Given request » Omit every picture, and retype the lines that run from the beginning of the data below through the line containing "plt.rcParams['font.family'] = ['Liberation", inclusive.

++++++

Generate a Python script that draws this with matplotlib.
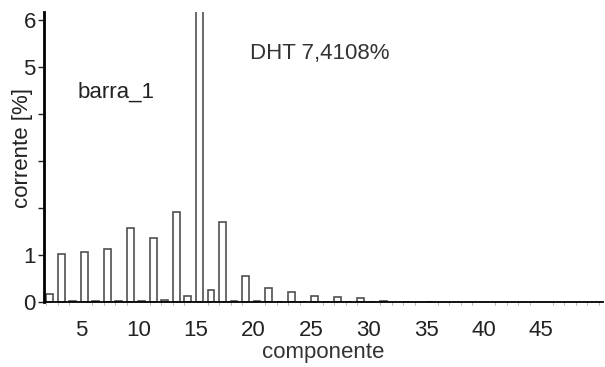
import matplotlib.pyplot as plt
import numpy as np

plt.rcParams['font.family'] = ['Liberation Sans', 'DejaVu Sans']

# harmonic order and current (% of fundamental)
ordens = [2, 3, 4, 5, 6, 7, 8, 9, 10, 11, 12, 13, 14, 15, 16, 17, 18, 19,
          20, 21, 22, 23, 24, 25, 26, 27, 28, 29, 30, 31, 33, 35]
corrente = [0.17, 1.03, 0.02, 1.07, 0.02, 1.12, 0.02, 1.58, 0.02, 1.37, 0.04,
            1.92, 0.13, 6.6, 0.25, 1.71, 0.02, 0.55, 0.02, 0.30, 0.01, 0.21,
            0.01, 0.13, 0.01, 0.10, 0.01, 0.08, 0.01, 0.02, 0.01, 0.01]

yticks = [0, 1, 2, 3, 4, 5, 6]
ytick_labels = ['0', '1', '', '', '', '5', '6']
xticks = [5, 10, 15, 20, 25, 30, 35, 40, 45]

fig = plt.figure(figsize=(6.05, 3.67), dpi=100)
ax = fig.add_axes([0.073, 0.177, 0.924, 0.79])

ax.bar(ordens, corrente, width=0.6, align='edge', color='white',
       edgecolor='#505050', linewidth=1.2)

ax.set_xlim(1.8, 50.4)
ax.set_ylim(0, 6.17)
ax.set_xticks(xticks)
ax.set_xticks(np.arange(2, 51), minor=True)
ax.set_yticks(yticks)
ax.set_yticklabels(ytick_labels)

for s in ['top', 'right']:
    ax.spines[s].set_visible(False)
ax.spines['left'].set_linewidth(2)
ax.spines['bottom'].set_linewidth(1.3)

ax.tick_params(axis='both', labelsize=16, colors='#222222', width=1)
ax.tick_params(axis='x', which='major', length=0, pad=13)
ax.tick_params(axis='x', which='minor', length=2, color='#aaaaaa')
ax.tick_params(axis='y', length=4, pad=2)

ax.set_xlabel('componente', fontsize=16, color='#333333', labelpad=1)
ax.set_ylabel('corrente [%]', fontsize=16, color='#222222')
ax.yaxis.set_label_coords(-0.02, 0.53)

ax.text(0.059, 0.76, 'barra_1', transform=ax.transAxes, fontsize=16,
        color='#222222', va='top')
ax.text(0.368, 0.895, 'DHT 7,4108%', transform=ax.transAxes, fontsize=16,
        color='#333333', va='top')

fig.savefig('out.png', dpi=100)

++++++

Expected answer »
Generate a Python script that draws this with matplotlib.
import matplotlib.pyplot as plt
import numpy as np

plt.rcParams['font.family'] = ['Liberation Sans', 'DejaVu Sans']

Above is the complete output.